IBC’s study is a partial analysis, looking at two severe weather events per city. For Halifax, the researchers studied extreme winds and storm surge flooding; for Mississauga, they considered ice storms and stormwater flooding.

For each weather event, researchers calculated what the economic costs to the city could be as a result of these weather events five years out (in 2020) and 25 years out (in 2040). They also considered the effect of more severe climate change, and ran the numbers for 2020 and 2040 three times – first using the cities’ current climate conditions, and then assuming a moderate and high acceleration in the rate of climate change.

Below are some of the results.

HALIFAX BY 2040

• The annualized loss expectancy from extreme wind events could be about $18 million. A moderate increase in the rate of climate change could increase this figure to $20 million.

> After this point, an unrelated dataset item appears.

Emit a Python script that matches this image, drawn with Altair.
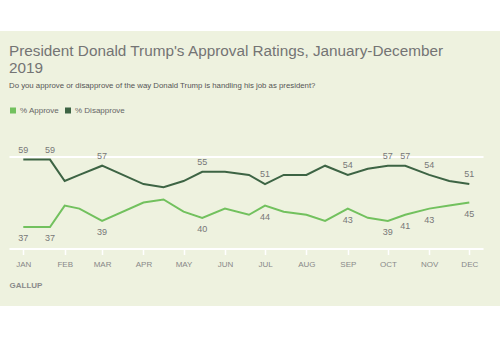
import altair as alt
import pandas as pd

# ---- data ----
dates = ["2019-01-01", "2019-01-21", "2019-02-01", "2019-02-12", "2019-03-01",
         "2019-04-01", "2019-04-16", "2019-05-01", "2019-05-15", "2019-06-01",
         "2019-06-19", "2019-07-01", "2019-07-15", "2019-08-01", "2019-08-15",
         "2019-09-01", "2019-09-16", "2019-10-01", "2019-10-14", "2019-11-01",
         "2019-11-16", "2019-12-01"]
approve = [37, 37, 44, 43, 39, 45, 46, 42, 40, 43, 41, 44, 42, 41, 39, 43, 40, 39, 41, 43, 44, 45]
disapprove = [59, 59, 52, 54, 57, 51, 50, 52, 55, 55, 54, 51, 54, 54, 57, 54, 56, 57, 57, 54, 52, 51]
labeled_dates = ["2019-01-01", "2019-01-21", "2019-03-01", "2019-05-15", "2019-07-01",
                 "2019-09-01", "2019-10-01", "2019-10-14", "2019-11-01", "2019-12-01"]
series_names = ["% Approve", "% Disapprove"]
series_colors = ["#72c15e", "#3d6444"]
month_ticks = list(range(1, 13))
y_grid = [30, 40, 50, 60]

title_lines = ["President Donald Trump's Approval Ratings, January-December", "2019"]
subtitle = "Do you approve or disapprove of the way Donald Trump is handling his job as president?"
source = "GALLUP"

rows = []
for d, a, s in zip(dates, approve, disapprove):
    rows.append({"date": d, "series": series_names[0], "value": a,
                 "label": str(a) if d in labeled_dates else ""})
    rows.append({"date": d, "series": series_names[1], "value": s,
                 "label": str(s) if d in labeled_dates else ""})
df = pd.DataFrame(rows)

BG = "#eef2df"
FONT = "Liberation Sans"

x_enc = alt.X(
    "date:T",
    scale=alt.Scale(type="utc",
                    domain=[alt.DateTime(year=2018, month=12, date=21, hours=7, utc=True),
                            alt.DateTime(year=2019, month=12, date=11, hours=6, utc=True)]),
    axis=alt.Axis(
        values=[alt.DateTime(year=2019, month=m, date=1, utc=True) for m in month_ticks],
        labelExpr="upper(utcFormat(datum.value, '%b'))",
        domain=False, grid=False,
        ticks=True, tickColor="white", tickSize=6, tickWidth=1.5,
        labelFont=FONT, labelFontSize=8, labelColor="#888888", labelPadding=6,
        title=source, titleFont=FONT, titleFontSize=8, titleFontWeight="bold",
        titleColor="#8a8a8a", titleX=0, titleY=37, titleAlign="left",
        titleBaseline="middle", titleAnchor="start",
    ),
)
y_enc = alt.Y(
    "value:Q",
    scale=alt.Scale(domain=[30, 60], zero=False, nice=False),
    axis=alt.Axis(values=y_grid, grid=True, gridColor="white", gridWidth=2,
                  labels=False, ticks=False, domain=False, title=None),
)
color_enc = alt.Color(
    "series:N",
    scale=alt.Scale(domain=series_names, range=series_colors),
    legend=alt.Legend(orient="none", legendX=0, legendY=-50, direction="horizontal",
                      title=None, symbolType="square", symbolSize=9,
                      symbolStrokeWidth=3, labelFont=FONT, labelFontSize=8,
                      labelColor="#666666", labelOffset=3, columnPadding=0,
                      gridAlign="none"),
)

base = alt.Chart(df)

lines = base.mark_line(strokeWidth=2).encode(x=x_enc, y=y_enc, color=color_enc)

labels_dis = base.transform_filter(
    (alt.datum.series == series_names[1]) & (alt.datum.label != "")
).mark_text(font=FONT, fontSize=9, color="#777777", dy=-10).encode(
    x=alt.X("date:T"), y=alt.Y("value:Q"), text="label:N")

labels_app = base.transform_filter(
    (alt.datum.series == series_names[0]) & (alt.datum.label != "")
).mark_text(font=FONT, fontSize=9, color="#777777", dy=11).encode(
    x=alt.X("date:T"), y=alt.Y("value:Q"), text="label:N")

band_df = pd.DataFrame({"k": [0]})
top_band = alt.Chart(band_df).mark_rect(color="white").encode(
    x=alt.value(-9), x2=alt.value(491), y=alt.value(-157), y2=alt.value(-125.5))
bottom_band = alt.Chart(band_df).mark_rect(color="white").encode(
    x=alt.value(-9), x2=alt.value(491), y=alt.value(149.5), y2=alt.value(182))

chart = alt.layer(lines, labels_dis, labels_app, top_band, bottom_band).properties(
    width=474, height=92,
    autosize=alt.AutoSizeParams(type="none"),
    padding={"left": 9, "top": 156.5, "right": 17, "bottom": 89.5},
    background=BG,
    title=alt.TitleParams(
        text=title_lines, subtitle=subtitle, anchor="start", frame="group",
        font=FONT, fontSize=15.3, fontWeight="normal", color="#747474", lineHeight=17,
        subtitleFont=FONT, subtitleFontSize=7.8, subtitleColor="#555555",
        subtitlePadding=5, offset=-90,
    ),
).configure_view(stroke=None)

chart.save("out.html", embed_options={"renderer": "svg", "actions": False})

• One extreme wind event (calculated as a 1-in-25-year event) could cost an estimated $123 million to $126 million.

MISSISSAUGA BY 2040

• The annualized loss expectancy from ice storms could be about $9 million. A moderate increase in the rate of climate change could increase this figure to about $12 million per year.

• One severe ice storm (calculated as a 1-in-25-year event) could cost an estimated $23 million to $38 million.

What researchers learned from the study was mostly common sense. For example, one could expect that if a city experiences a moderate increase in the rate of climate change, the annualized loss expectancy of an event would also increase. But the study demonstrates with hard numbers and firm data that changes in the climate will produce definitive effects on local economies.

Canadian municipalities are working hard to adapt to climate change. City officials are well-aware that adapting means improving infrastructure to make it more resilient to the heavier rains, stronger winds and higher temperatures the country is facing.

Municipal leaders say they need cooperation and funding from provincial and federal governments to prepare. They cannot go it alone. Municipalities need provincial and federal support to provide the much-needed funding to fix their sewer and stormwater systems.

To make their case for infrastructure dollars, municipalities need research and up-to-date data about how the increase in severe weather is affecting them. The information provided in the study is the kind of data that city officials say they need to build their case for adapting now.

Like any preventive measure, it is difficult to quantify the value in doing so – but this study begins that important discussion.

Of course, insurers have a vested interest in helping cities adapt. Improvements that cities make will reduce the number of claims that insurers will face in the years going forward to 2040.

Over the past few months, as insurance professionals follow news out of the Paris climate conference, it has been easy to feel overwhelmed by the sheer enormity of the problem.

The problem of climate change is big and incredibly complex. But it is only through pragmatic and incremental efforts that decision-makers will acquire the knowledge and data necessary to support the changes they need to make.